How many of the lines here include "chart"? Answer with a single number.

☆ ☆ ☆

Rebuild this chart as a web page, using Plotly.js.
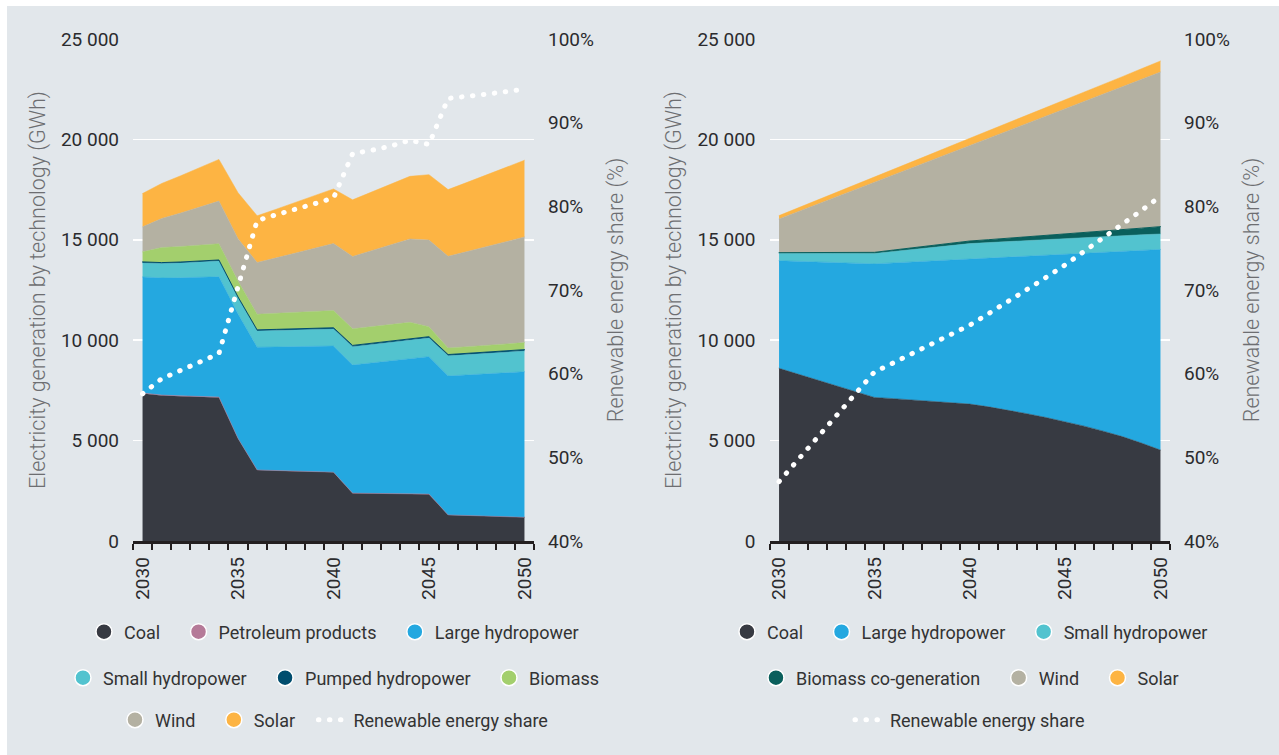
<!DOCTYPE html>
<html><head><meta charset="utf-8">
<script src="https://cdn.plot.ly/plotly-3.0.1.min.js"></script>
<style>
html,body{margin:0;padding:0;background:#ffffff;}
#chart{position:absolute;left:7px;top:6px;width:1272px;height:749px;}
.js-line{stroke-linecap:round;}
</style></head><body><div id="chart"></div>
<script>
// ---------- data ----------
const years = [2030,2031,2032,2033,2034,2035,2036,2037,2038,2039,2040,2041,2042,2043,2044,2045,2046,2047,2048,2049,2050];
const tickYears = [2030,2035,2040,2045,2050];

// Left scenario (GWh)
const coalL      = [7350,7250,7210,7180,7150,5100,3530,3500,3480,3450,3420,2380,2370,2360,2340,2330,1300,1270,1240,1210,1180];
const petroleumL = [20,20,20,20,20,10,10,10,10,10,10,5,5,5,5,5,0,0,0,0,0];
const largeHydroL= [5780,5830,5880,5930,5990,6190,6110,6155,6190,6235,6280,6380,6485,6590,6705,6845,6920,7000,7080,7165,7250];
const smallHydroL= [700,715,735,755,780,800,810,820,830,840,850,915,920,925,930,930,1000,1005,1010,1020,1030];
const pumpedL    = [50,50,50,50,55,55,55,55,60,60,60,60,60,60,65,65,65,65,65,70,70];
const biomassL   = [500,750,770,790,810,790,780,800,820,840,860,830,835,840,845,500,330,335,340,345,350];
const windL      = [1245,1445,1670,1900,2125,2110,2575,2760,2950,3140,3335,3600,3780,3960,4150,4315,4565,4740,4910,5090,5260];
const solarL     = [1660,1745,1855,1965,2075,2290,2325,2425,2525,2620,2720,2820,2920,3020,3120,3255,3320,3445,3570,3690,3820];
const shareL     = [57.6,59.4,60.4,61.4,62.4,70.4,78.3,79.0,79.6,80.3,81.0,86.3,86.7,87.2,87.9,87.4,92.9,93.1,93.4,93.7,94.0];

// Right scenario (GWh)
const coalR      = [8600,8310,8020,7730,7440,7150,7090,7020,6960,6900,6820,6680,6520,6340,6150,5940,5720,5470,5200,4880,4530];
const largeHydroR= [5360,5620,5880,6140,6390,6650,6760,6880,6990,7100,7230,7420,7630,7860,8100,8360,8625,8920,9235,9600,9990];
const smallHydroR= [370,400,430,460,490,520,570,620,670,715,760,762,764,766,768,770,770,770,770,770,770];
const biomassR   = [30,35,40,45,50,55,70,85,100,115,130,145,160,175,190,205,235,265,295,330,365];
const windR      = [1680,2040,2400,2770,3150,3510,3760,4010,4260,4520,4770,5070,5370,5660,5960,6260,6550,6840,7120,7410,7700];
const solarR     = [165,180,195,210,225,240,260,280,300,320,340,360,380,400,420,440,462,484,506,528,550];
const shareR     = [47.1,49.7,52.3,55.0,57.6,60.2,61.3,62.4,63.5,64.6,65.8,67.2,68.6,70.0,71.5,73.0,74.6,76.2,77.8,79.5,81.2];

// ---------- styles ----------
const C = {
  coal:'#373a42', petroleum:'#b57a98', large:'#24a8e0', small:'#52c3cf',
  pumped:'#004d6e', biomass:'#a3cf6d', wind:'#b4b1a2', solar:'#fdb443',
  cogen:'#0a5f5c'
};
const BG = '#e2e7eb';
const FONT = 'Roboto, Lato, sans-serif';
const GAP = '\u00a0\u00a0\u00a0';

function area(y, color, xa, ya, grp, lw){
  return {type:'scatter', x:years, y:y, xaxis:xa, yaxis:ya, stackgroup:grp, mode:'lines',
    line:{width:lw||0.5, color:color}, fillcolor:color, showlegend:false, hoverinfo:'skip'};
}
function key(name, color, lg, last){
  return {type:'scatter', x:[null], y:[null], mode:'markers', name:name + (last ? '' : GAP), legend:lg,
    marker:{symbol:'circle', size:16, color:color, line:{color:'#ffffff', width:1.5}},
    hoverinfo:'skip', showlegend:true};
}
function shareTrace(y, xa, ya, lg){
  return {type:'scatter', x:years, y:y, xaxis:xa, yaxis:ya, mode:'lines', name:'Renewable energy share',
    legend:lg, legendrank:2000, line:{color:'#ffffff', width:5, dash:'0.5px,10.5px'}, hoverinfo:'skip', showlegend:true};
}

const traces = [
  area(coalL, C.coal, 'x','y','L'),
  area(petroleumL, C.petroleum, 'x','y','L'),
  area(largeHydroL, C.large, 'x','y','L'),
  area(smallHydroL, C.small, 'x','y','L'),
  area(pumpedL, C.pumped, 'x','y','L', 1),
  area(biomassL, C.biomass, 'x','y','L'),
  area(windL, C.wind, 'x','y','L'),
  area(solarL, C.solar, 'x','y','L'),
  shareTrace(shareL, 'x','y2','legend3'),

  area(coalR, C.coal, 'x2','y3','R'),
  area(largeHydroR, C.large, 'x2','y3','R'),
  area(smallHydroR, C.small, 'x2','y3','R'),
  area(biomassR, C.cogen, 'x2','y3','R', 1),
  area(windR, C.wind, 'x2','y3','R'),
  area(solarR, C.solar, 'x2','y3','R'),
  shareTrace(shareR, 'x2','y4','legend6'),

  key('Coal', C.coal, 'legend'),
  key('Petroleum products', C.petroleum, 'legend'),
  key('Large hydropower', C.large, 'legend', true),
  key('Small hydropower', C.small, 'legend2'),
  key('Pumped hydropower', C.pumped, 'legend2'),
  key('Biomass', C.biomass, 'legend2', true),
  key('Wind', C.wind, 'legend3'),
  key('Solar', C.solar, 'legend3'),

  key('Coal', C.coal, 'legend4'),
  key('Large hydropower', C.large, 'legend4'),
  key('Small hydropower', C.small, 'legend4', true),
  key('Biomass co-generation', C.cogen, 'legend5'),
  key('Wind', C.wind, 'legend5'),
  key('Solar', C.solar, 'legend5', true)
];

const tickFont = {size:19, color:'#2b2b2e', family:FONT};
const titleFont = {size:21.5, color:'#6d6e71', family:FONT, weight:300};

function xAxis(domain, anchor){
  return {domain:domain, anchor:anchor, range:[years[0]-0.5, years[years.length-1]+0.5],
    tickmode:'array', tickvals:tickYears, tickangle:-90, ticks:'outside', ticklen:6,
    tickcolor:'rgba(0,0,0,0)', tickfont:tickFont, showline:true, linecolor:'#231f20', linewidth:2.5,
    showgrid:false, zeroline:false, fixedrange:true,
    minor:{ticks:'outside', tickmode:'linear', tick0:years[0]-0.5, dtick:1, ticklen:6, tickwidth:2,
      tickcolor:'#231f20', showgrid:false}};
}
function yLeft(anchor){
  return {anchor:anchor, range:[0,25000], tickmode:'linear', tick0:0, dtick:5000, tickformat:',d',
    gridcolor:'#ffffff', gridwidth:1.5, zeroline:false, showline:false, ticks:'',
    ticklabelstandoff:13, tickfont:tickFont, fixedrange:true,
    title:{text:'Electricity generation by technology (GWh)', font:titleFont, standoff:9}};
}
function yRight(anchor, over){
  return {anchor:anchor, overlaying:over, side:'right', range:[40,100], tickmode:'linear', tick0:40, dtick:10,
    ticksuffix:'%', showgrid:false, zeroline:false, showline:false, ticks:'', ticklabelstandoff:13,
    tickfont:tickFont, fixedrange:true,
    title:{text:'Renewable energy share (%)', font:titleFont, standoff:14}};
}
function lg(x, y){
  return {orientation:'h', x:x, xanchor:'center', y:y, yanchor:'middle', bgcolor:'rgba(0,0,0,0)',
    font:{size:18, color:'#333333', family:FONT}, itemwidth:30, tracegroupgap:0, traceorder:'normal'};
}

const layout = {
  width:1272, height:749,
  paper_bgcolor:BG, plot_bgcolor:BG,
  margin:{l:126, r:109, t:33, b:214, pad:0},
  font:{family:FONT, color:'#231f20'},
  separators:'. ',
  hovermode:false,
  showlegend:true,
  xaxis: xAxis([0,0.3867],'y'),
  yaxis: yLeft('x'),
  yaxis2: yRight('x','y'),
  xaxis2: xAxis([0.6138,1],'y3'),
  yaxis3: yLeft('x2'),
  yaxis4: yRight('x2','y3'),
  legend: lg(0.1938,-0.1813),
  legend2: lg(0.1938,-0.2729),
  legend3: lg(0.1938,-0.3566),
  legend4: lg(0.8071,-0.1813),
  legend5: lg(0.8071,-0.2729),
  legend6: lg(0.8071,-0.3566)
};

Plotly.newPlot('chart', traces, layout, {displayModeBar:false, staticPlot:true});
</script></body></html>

☆ ☆ ☆

Completed exercise: 4